A balance transfer card moves existing credit card debt onto a new card with a low or 0% introductory interest rate for a set period. Used deliberately, it can turn a balance that was quietly growing into one you can actually clear. Used carelessly, it just relocates the problem and adds a fee.

How it works

You apply for a card offering a promotional rate on transferred balances, move your existing debt across, and — if you've got the strategy right — pay it down during the promotional window without interest piling on top. Most balance transfers carry a one-off fee, typically a percentage of the amount moved, so factor that into whether it's worth it.

The numbers that matter

  • The promotional rate and how long it lasts. A longer 0% window gives you more time, but compare it against the fee.
  • The transfer fee. A percentage of the balance, paid upfront. A "0% for longer" card often charges a higher fee, so the cheapest option depends on how fast you'll repay.
  • The rate after the promotion ends. This jumps, often sharply. The plan should be to clear the balance before then.
Two traps to avoid. First, spending on the new card — new purchases often aren't covered by the 0% deal and can be charged interest immediately. Second, missing a minimum payment, which can cancel the promotional rate entirely.

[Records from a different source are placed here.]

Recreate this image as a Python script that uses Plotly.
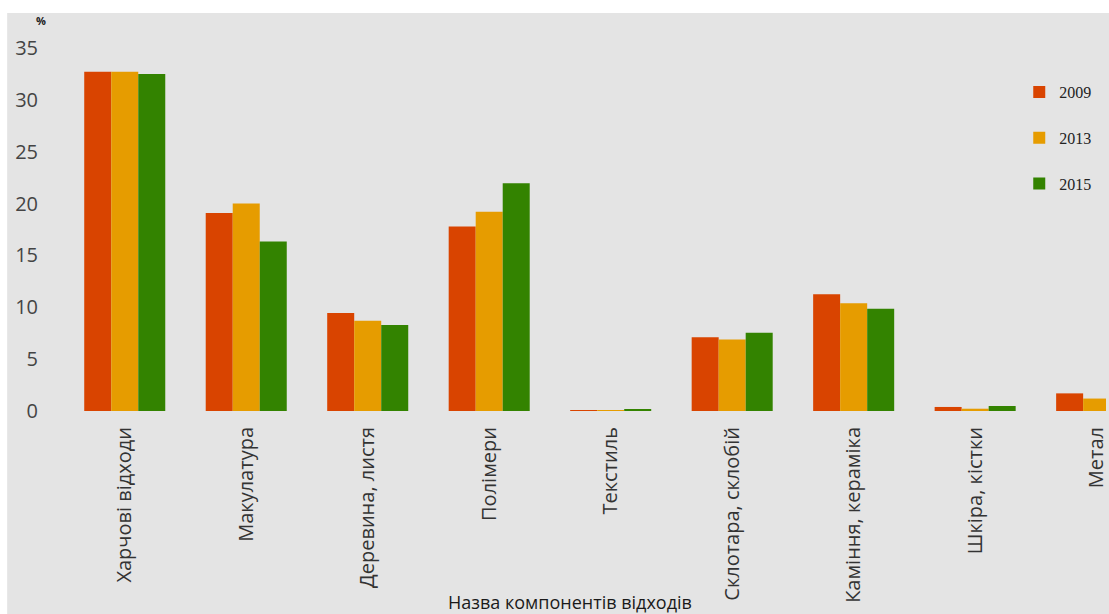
import plotly.graph_objects as go

categories = ["Харчові відходи", "Макулатура", "Деревина, листя", "Полімери", "Текстиль",
              "Склотара, склобій", "Каміння, кераміка", "Шкіра, кістки", "Метал"]
v2009 = [32.7, 19.1, 9.45, 17.8, 0.05, 7.1, 11.25, 0.39, 1.7]
v2013 = [32.7, 20.0, 8.7, 19.2, 0.05, 6.9, 10.4, 0.22, 1.2]
v2015 = [32.5, 16.35, 8.3, 21.95, 0.15, 7.55, 9.85, 0.48, 1.4]
years = ["2009", "2013", "2015"]
colors = ["#d94400", "#e69c00", "#338300"]
y_ticks = [0, 5, 10, 15, 20, 25, 30, 35]

W, H = 1109, 614
L, R, T, B = 64, 0, 48, 203
pw = W - L - R
ph = H - T - B

def px_x(x):
    return (x - L) / pw

def px_y(y):
    return (H - B - y) / ph

fig = go.Figure()
for yr, vals, c in zip(years, [v2009, v2013, v2015], colors):
    fig.add_trace(go.Bar(x=categories, y=vals, name=yr, marker_color=c,
                         marker_line_width=0, legendgroup=yr))

fig.update_layout(
    width=W, height=H,
    margin=dict(l=L, r=R, t=T, b=B, pad=0),
    paper_bgcolor="white",
    plot_bgcolor="#e4e4e4",
    barmode="group",
    bargap=0.333,
    bargroupgap=0,
    font=dict(family="Open Sans", color="#3a3a3a"),
    xaxis=dict(range=[-0.5, 8.077], showgrid=False, zeroline=False, showline=False,
               tickangle=-90, tickfont=dict(size=20, color="#333333"),
               ticks="", ticklabelstandoff=11),
    yaxis=dict(range=[0, 35], tickvals=y_ticks, showgrid=False, zeroline=False,
               showline=False, ticks="", tickfont=dict(size=20, color="#444444"),
               ticklabelstandoff=25),
    legend=dict(x=px_x(1022), y=px_y(75), xanchor="left", yanchor="top",
                bgcolor="rgba(0,0,0,0)", tracegroupgap=22,
                font=dict(family="Liberation Serif", size=16, color="#222222")),
    shapes=[dict(type="rect", xref="paper", yref="paper", layer="below",
                 x0=px_x(7), x1=px_x(W + 5), y0=px_y(H + 5), y1=px_y(13),
                 fillcolor="#e4e4e4", line_width=0)],
    annotations=[
        dict(text="Назва компонентів відходів", xref="paper", yref="paper",
             x=px_x(571), y=px_y(602), xanchor="center", yanchor="middle",
             showarrow=False, font=dict(size=18, color="#1a1a1a")),
        dict(text="<b>%</b>", xref="paper", yref="paper",
             x=px_x(41), y=px_y(20), xanchor="center", yanchor="middle",
             showarrow=False, font=dict(size=11, color="#222222")),
    ],
)

fig.write_html("out.html")
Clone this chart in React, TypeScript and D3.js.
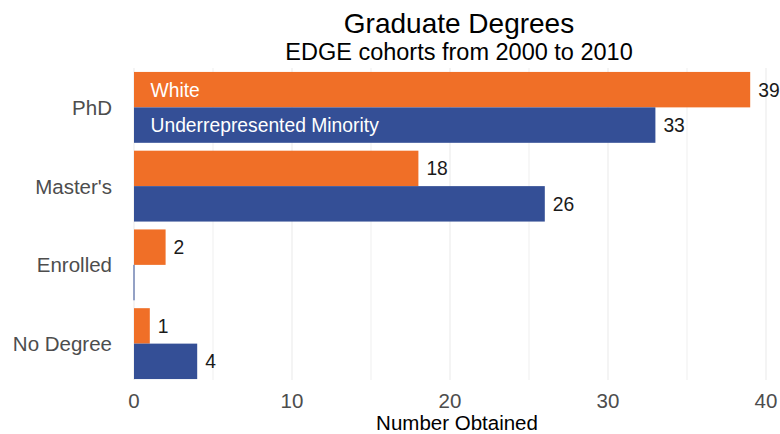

Set up at least the minimum by direct debit.

Who it suits

Balance transfers work best for people with a defined balance they're committed to clearing, the discipline not to rack up new spending, and a credit profile good enough to be accepted for a decent offer. Our guide to how credit scores work covers the last point; running the comparison through a regulated comparison service, ideally with an eligibility checker that uses a soft search, avoids unnecessary hard searches.

It's a tool, not a fix

A balance transfer buys time and saves interest, but it doesn't reduce what you owe by itself. The saving only materialises if you use the breathing room to actually pay the balance down. If the underlying issue is spending exceeding income, that needs addressing too — see our budgeting guide.